Ataque ao Sistema Eleitoral
O relatório da PF revela que Bolsonaro trabalhou ativamente para manter a narrativa de fraude eleitoral, mesmo sem provas de irregularidades no sistema de votação. O ex-presidente tentou adiar a divulgação de um relatório do Ministério da Defesa que não encontrou falhas nas urnas eletrônicas. Segundo a PF, Bolsonaro utilizou essa estratégia para criar um ambiente de desconfiança sobre o processo eleitoral e justificar medidas autoritárias.
A insistência na narrativa de fraude foi usada para fomentar tensões políticas e justificar planos golpistas, que incluíam, entre outras ações, a anulação das eleições de 2022 e a prorrogação de mandatos, caso obtivesse o apoio das Forças Armadas. A PF conclui que Bolsonaro agiu de forma deliberada para subverter o Estado Democrático de Direito: “Os dados corroboram que Jair Bolsonaro efetivamente planejou, dirigiu e executou atos concretos que objetivavam a abolição do Estado Democrático de Direito.”
Plano de Fuga
Outro aspecto crucial do relatório é o plano de fuga preparado para Bolsonaro caso houvesse um revés judicial. Inspirado na doutrina militar, o plano previa que o ex-presidente fosse retirado do país com apoio logístico de aliados, caso sua liberdade fosse ameaçada. A PF detalha que o plano envolvia medidas como a proteção armada nos palácios do Planalto e da Alvorada e a ocupação de infraestruturas críticas para impedir ações do Judiciário. Além disso, foi criada uma rede de apoio clandestina para facilitar sua evasão.

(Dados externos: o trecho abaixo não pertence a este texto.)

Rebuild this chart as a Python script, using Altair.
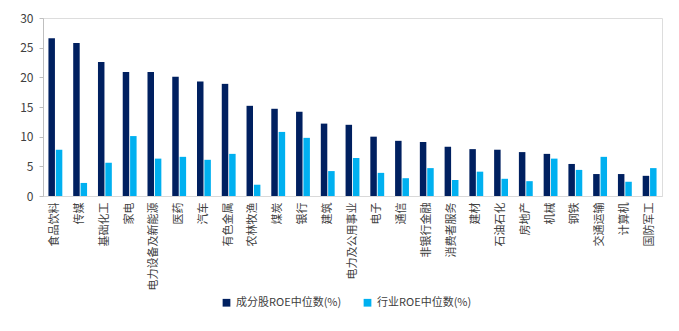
import altair as alt
import pandas as pd

categories = ["食品饮料", "传媒", "基础化工", "家电", "电力设备及新能源", "医药", "汽车", "有色金属",
              "农林牧渔", "煤炭", "银行", "建筑", "电力及公用事业", "电子", "通信", "非银行金融",
              "消费者服务", "建材", "石油石化", "房地产", "机械", "钢铁", "交通运输", "计算机", "国防军工"]
stock_roe = [26.6, 25.8, 22.6, 20.9, 20.9, 20.1, 19.3, 18.9, 15.2, 14.7, 14.2, 12.2,
             12.0, 10.0, 9.3, 9.1, 8.3, 7.9, 7.8, 7.4, 7.1, 5.4, 3.7, 3.7, 3.4]
industry_roe = [7.8, 2.2, 5.6, 10.1, 6.3, 6.6, 6.1, 7.1, 1.9, 10.8, 9.8, 4.2,
                6.4, 3.9, 3.0, 4.7, 2.7, 4.1, 2.9, 2.5, 6.3, 4.4, 6.6, 2.4, 4.7]
series_names = ["成分股ROE中位数(%)", "行业ROE中位数(%)"]
colors = ["#002060", "#00B0F0"]

rows = []
for i, c in enumerate(categories):
    rows.append({"cat": c, "series": series_names[0], "value": stock_roe[i]})
    rows.append({"cat": c, "series": series_names[1], "value": industry_roe[i]})
df = pd.DataFrame(rows)

font = "Noto Sans CJK SC"

chart = alt.Chart(df).mark_bar().encode(
    x=alt.X("cat:N", sort=categories, title=None,
            scale=alt.Scale(paddingInner=0.44, paddingOuter=0.22),
            axis=alt.Axis(labelAngle=-90, labelAlign="right", labelBaseline="middle",
                          labelPadding=6, ticks=False, domainColor="#D9D9D9",
                          labelFont=font, labelFontSize=11, labelColor="#404040",
                          labelLimit=200)),
    xOffset=alt.XOffset("series:N", sort=series_names, scale=alt.Scale(paddingInner=0.12)),
    y=alt.Y("value:Q", title=None,
            scale=alt.Scale(domain=[0, 30], nice=False),
            axis=alt.Axis(values=[0, 5, 10, 15, 20, 25, 30], grid=False,
                          domainColor="#BFBFBF", tickColor="#BFBFBF", tickSize=4,
                          labelFont=font, labelFontSize=12, labelColor="#404040",
                          labelPadding=6)),
    color=alt.Color("series:N", sort=series_names,
                    scale=alt.Scale(domain=series_names, range=colors),
                    legend=alt.Legend(title=None, orient="none", legendX=178, legendY=279,
                                      direction="horizontal", symbolType="square",
                                      symbolSize=60, symbolStrokeWidth=0,
                                      labelFont=font, labelFontSize=11, labelColor="#404040",
                                      columnPadding=20)),
).properties(
    width=619, height=178,
    autosize=alt.AutoSizeParams(type="none"),
    padding={"left": 43, "top": 18, "right": 17, "bottom": 135},
).configure_view(stroke=None).configure(background="white")

chart.save("out.html", embed_options={"renderer": "svg", "actions": False})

O plano, no entanto, foi abandonado devido à falta de adesão do Alto Comando das Forças Armadas, que se recusou a apoiar a ação golpista. A resistência das Forças Armadas foi crucial para evitar o avanço do golpe.
Esses elementos, detalhados no relatório da PF, mostram a profundidade da trama golpista e o envolvimento direto de Jair Bolsonaro na tentativa de subverter a ordem democrática no Brasil.